### Description of the task
Copy out the listing that follows exactly, dropping every picture.

---- Data excerpt

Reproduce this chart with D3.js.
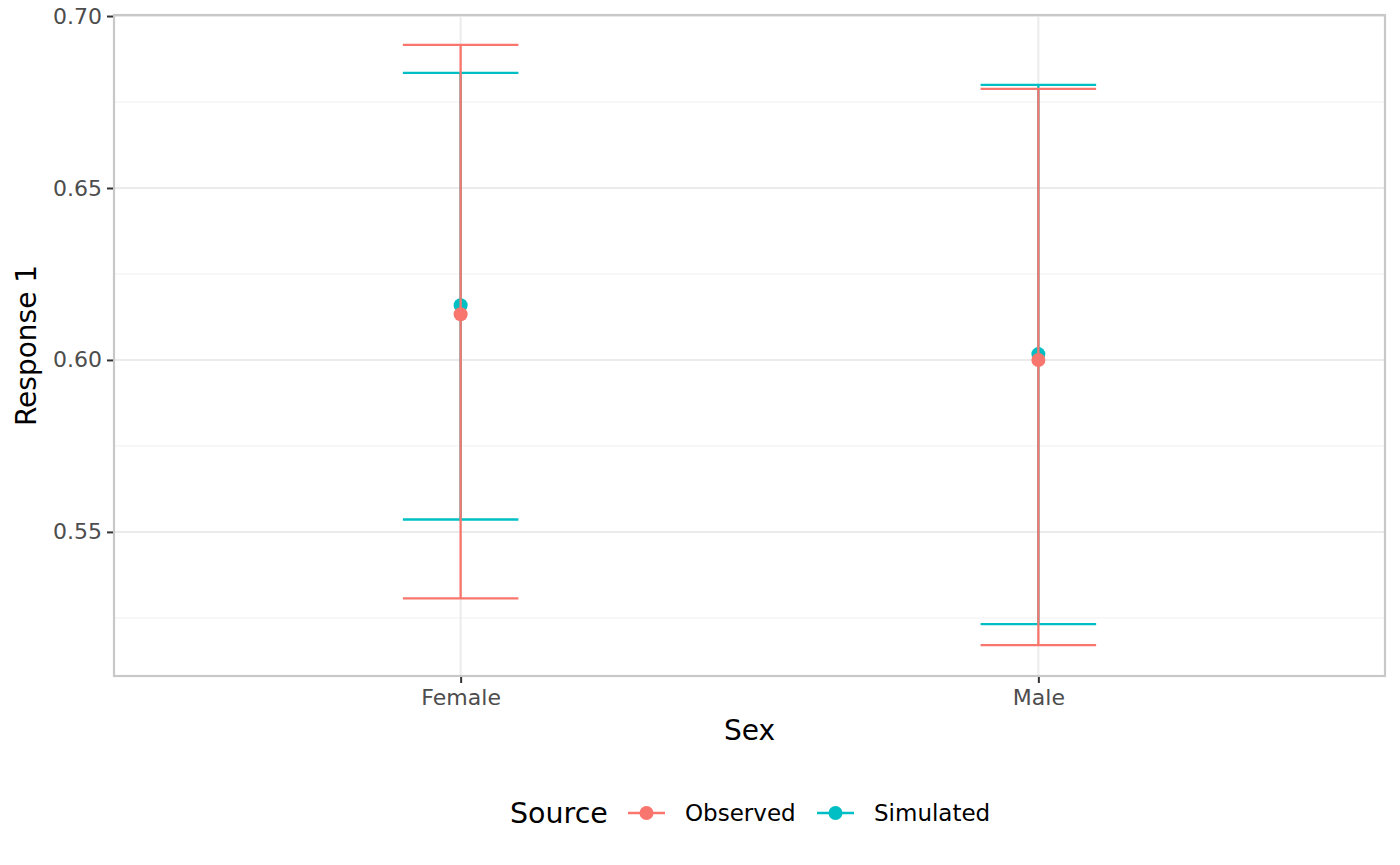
<!DOCTYPE html>
<html lang="en">
<head>
<meta charset="utf-8">
<title>Response 1 by Sex</title>
<script src="https://d3js.org/d3.v7.min.js"></script>
<style>
  body { margin: 0; background: #fff; }
  svg text { font-family: "DejaVu Sans", sans-serif; }
</style>
</head>
<body>
<script>
// data
const sexes = ["Female", "Male"];
const sources = ["Observed", "Simulated"];
const obsMean = [0.6133, 0.6000];
const obsLow  = [0.5307, 0.5171];
const obsHigh = [0.6916, 0.6788];
const simMean = [0.6159, 0.6017];
const simLow  = [0.5536, 0.5232];
const simHigh = [0.6835, 0.6800];
const yTicks = [0.55, 0.60, 0.65, 0.70];
const yMinor = [0.525, 0.575, 0.625, 0.675];

const width = 1400, height = 865;
const pLeft = 114, pRight = 1385, pTop = 15, pBottom = 676;
const colors = {Observed: "#F8766D", Simulated: "#00BFC4"};

const svg = d3.select("body").append("svg")
  .attr("width", width).attr("height", height);

const x = d3.scalePoint().domain(sexes).range([pLeft, pRight]).padding(0.6);
const y = d3.scaleLinear().domain([0.5081, 0.7003]).range([pBottom, pTop]);
const capHalf = x.step() * 0.1;

// grid
svg.append("g").selectAll("line").data(yMinor).join("line")
  .attr("x1", pLeft).attr("x2", pRight)
  .attr("y1", d => y(d)).attr("y2", d => y(d))
  .attr("stroke", "#f0f0f0").attr("stroke-width", 1);
svg.append("g").selectAll("line").data(yTicks).join("line")
  .attr("x1", pLeft).attr("x2", pRight)
  .attr("y1", d => y(d)).attr("y2", d => y(d))
  .attr("stroke", "#ebebeb").attr("stroke-width", 2);
svg.append("g").selectAll("line").data(sexes).join("line")
  .attr("x1", d => x(d)).attr("x2", d => x(d))
  .attr("y1", pTop).attr("y2", pBottom)
  .attr("stroke", "#ebebeb").attr("stroke-width", 2);

// series (simulated underneath, observed on top)
const series = [
  {name: "Simulated", mean: simMean, low: simLow, high: simHigh},
  {name: "Observed", mean: obsMean, low: obsLow, high: obsHigh}
];
series.forEach(s => {
  const rows = sexes.map((k, i) => ({k, m: s.mean[i], lo: s.low[i], hi: s.high[i]}));
  const g = svg.append("g").attr("stroke", colors[s.name]).attr("stroke-width", 2.3);
  g.selectAll(".v").data(rows).join("line").attr("class", "v")
    .attr("x1", d => x(d.k)).attr("x2", d => x(d.k))
    .attr("y1", d => y(d.lo)).attr("y2", d => y(d.hi));
  g.selectAll(".hi").data(rows).join("line").attr("class", "hi")
    .attr("x1", d => x(d.k) - capHalf).attr("x2", d => x(d.k) + capHalf)
    .attr("y1", d => y(d.hi)).attr("y2", d => y(d.hi));
  g.selectAll(".lo").data(rows).join("line").attr("class", "lo")
    .attr("x1", d => x(d.k) - capHalf).attr("x2", d => x(d.k) + capHalf)
    .attr("y1", d => y(d.lo)).attr("y2", d => y(d.lo));
  svg.append("g").selectAll("circle").data(rows).join("circle")
    .attr("cx", d => x(d.k)).attr("cy", d => y(d.m)).attr("r", 7)
    .attr("fill", colors[s.name]);
});

// panel border
svg.append("rect")
  .attr("x", pLeft).attr("y", pTop)
  .attr("width", pRight - pLeft).attr("height", pBottom - pTop)
  .attr("fill", "none").attr("stroke", "#c8c8c8").attr("stroke-width", 2.2);

// axes
const yAxis = svg.append("g").attr("transform", `translate(${pLeft - 1},0)`)
  .call(d3.axisLeft(y).tickValues(yTicks).tickFormat(d3.format(".2f")).tickSize(6).tickPadding(5));
const xAxis = svg.append("g").attr("transform", `translate(0,${pBottom + 1})`)
  .call(d3.axisBottom(x).tickSize(6).tickPadding(6));
[yAxis, xAxis].forEach(a => {
  a.select(".domain").remove();
  a.selectAll(".tick line").attr("stroke", "#333333").attr("stroke-width", 2);
  a.selectAll(".tick text").attr("fill", "#4d4d4d").style("font-size", "22px");
});

// axis titles
svg.append("text").attr("x", (pLeft + pRight) / 2).attr("y", 740)
  .attr("text-anchor", "middle").style("font-size", "28px").attr("fill", "#000")
  .text("Sex");
svg.append("text").attr("transform", `translate(36,${(pTop + pBottom) / 2}) rotate(-90)`)
  .attr("text-anchor", "middle").style("font-size", "28px").attr("fill", "#000")
  .text("Response 1");

// legend
const legend = svg.append("g").attr("transform", "translate(510,813)");
legend.append("text").attr("x", 0).attr("y", 10).style("font-size", "28.5px").text("Source");
const keyX = [118, 307];
sources.forEach((s, i) => {
  const kg = legend.append("g").attr("transform", `translate(${keyX[i]},0)`);
  kg.append("line").attr("x1", 0).attr("x2", 37).attr("y1", 0).attr("y2", 0)
    .attr("stroke", colors[s]).attr("stroke-width", 2.3);
  kg.append("circle").attr("cx", 18.5).attr("cy", 0).attr("r", 7).attr("fill", colors[s]);
  kg.append("text").attr("x", 57).attr("y", 8).style("font-size", "23px").text(s);
});
</script>
</body>
</html>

--------

### Exercise result
Reproduce this chart with D3.js.
<!DOCTYPE html>
<html lang="en">
<head>
<meta charset="utf-8">
<title>Response 1 by Sex</title>
<script src="https://d3js.org/d3.v7.min.js"></script>
<style>
  body { margin: 0; background: #fff; }
  svg text { font-family: "DejaVu Sans", sans-serif; }
</style>
</head>
<body>
<script>
// data
const sexes = ["Female", "Male"];
const sources = ["Observed", "Simulated"];
const obsMean = [0.6133, 0.6000];
const obsLow  = [0.5307, 0.5171];
const obsHigh = [0.6916, 0.6788];
const simMean = [0.6159, 0.6017];
const simLow  = [0.5536, 0.5232];
const simHigh = [0.6835, 0.6800];
const yTicks = [0.55, 0.60, 0.65, 0.70];
const yMinor = [0.525, 0.575, 0.625, 0.675];

const width = 1400, height = 865;
const pLeft = 114, pRight = 1385, pTop = 15, pBottom = 676;
const colors = {Observed: "#F8766D", Simulated: "#00BFC4"};

const svg = d3.select("body").append("svg")
  .attr("width", width).attr("height", height);

const x = d3.scalePoint().domain(sexes).range([pLeft, pRight]).padding(0.6);
const y = d3.scaleLinear().domain([0.5081, 0.7003]).range([pBottom, pTop]);
const capHalf = x.step() * 0.1;

// grid
svg.append("g").selectAll("line").data(yMinor).join("line")
  .attr("x1", pLeft).attr("x2", pRight)
  .attr("y1", d => y(d)).attr("y2", d => y(d))
  .attr("stroke", "#f0f0f0").attr("stroke-width", 1);
svg.append("g").selectAll("line").data(yTicks).join("line")
  .attr("x1", pLeft).attr("x2", pRight)
  .attr("y1", d => y(d)).attr("y2", d => y(d))
  .attr("stroke", "#ebebeb").attr("stroke-width", 2);
svg.append("g").selectAll("line").data(sexes).join("line")
  .attr("x1", d => x(d)).attr("x2", d => x(d))
  .attr("y1", pTop).attr("y2", pBottom)
  .attr("stroke", "#ebebeb").attr("stroke-width", 2);

// series (simulated underneath, observed on top)
const series = [
  {name: "Simulated", mean: simMean, low: simLow, high: simHigh},
  {name: "Observed", mean: obsMean, low: obsLow, high: obsHigh}
];
series.forEach(s => {
  const rows = sexes.map((k, i) => ({k, m: s.mean[i], lo: s.low[i], hi: s.high[i]}));
  const g = svg.append("g").attr("stroke", colors[s.name]).attr("stroke-width", 2.3);
  g.selectAll(".v").data(rows).join("line").attr("class", "v")
    .attr("x1", d => x(d.k)).attr("x2", d => x(d.k))
    .attr("y1", d => y(d.lo)).attr("y2", d => y(d.hi));
  g.selectAll(".hi").data(rows).join("line").attr("class", "hi")
    .attr("x1", d => x(d.k) - capHalf).attr("x2", d => x(d.k) + capHalf)
    .attr("y1", d => y(d.hi)).attr("y2", d => y(d.hi));
  g.selectAll(".lo").data(rows).join("line").attr("class", "lo")
    .attr("x1", d => x(d.k) - capHalf).attr("x2", d => x(d.k) + capHalf)
    .attr("y1", d => y(d.lo)).attr("y2", d => y(d.lo));
  svg.append("g").selectAll("circle").data(rows).join("circle")
    .attr("cx", d => x(d.k)).attr("cy", d => y(d.m)).attr("r", 7)
    .attr("fill", colors[s.name]);
});

// panel border
svg.append("rect")
  .attr("x", pLeft).attr("y", pTop)
  .attr("width", pRight - pLeft).attr("height", pBottom - pTop)
  .attr("fill", "none").attr("stroke", "#c8c8c8").attr("stroke-width", 2.2);

// axes
const yAxis = svg.append("g").attr("transform", `translate(${pLeft - 1},0)`)
  .call(d3.axisLeft(y).tickValues(yTicks).tickFormat(d3.format(".2f")).tickSize(6).tickPadding(5));
const xAxis = svg.append("g").attr("transform", `translate(0,${pBottom + 1})`)
  .call(d3.axisBottom(x).tickSize(6).tickPadding(6));
[yAxis, xAxis].forEach(a => {
  a.select(".domain").remove();
  a.selectAll(".tick line").attr("stroke", "#333333").attr("stroke-width", 2);
  a.selectAll(".tick text").attr("fill", "#4d4d4d").style("font-size", "22px");
});

// axis titles
svg.append("text").attr("x", (pLeft + pRight) / 2).attr("y", 740)
  .attr("text-anchor", "middle").style("font-size", "28px").attr("fill", "#000")
  .text("Sex");
svg.append("text").attr("transform", `translate(36,${(pTop + pBottom) / 2}) rotate(-90)`)
  .attr("text-anchor", "middle").style("font-size", "28px").attr("fill", "#000")
  .text("Response 1");

// legend
const legend = svg.append("g").attr("transform", "translate(510,813)");
legend.append("text").attr("x", 0).attr("y", 10).style("font-size", "28.5px").text("Source");
const keyX = [118, 307];
sources.forEach((s, i) => {
  const kg = legend.append("g").attr("transform", `translate(${keyX[i]},0)`);
  kg.append("line").attr("x1", 0).attr("x2", 37).attr("y1", 0).attr("y2", 0)
    .attr("stroke", colors[s]).attr("stroke-width", 2.3);
  kg.append("circle").attr("cx", 18.5).attr("cy", 0).attr("r", 7).attr("fill", colors[s]);
  kg.append("text").attr("x", 57).attr("y", 8).style("font-size", "23px").text(s);
});
</script>
</body>
</html>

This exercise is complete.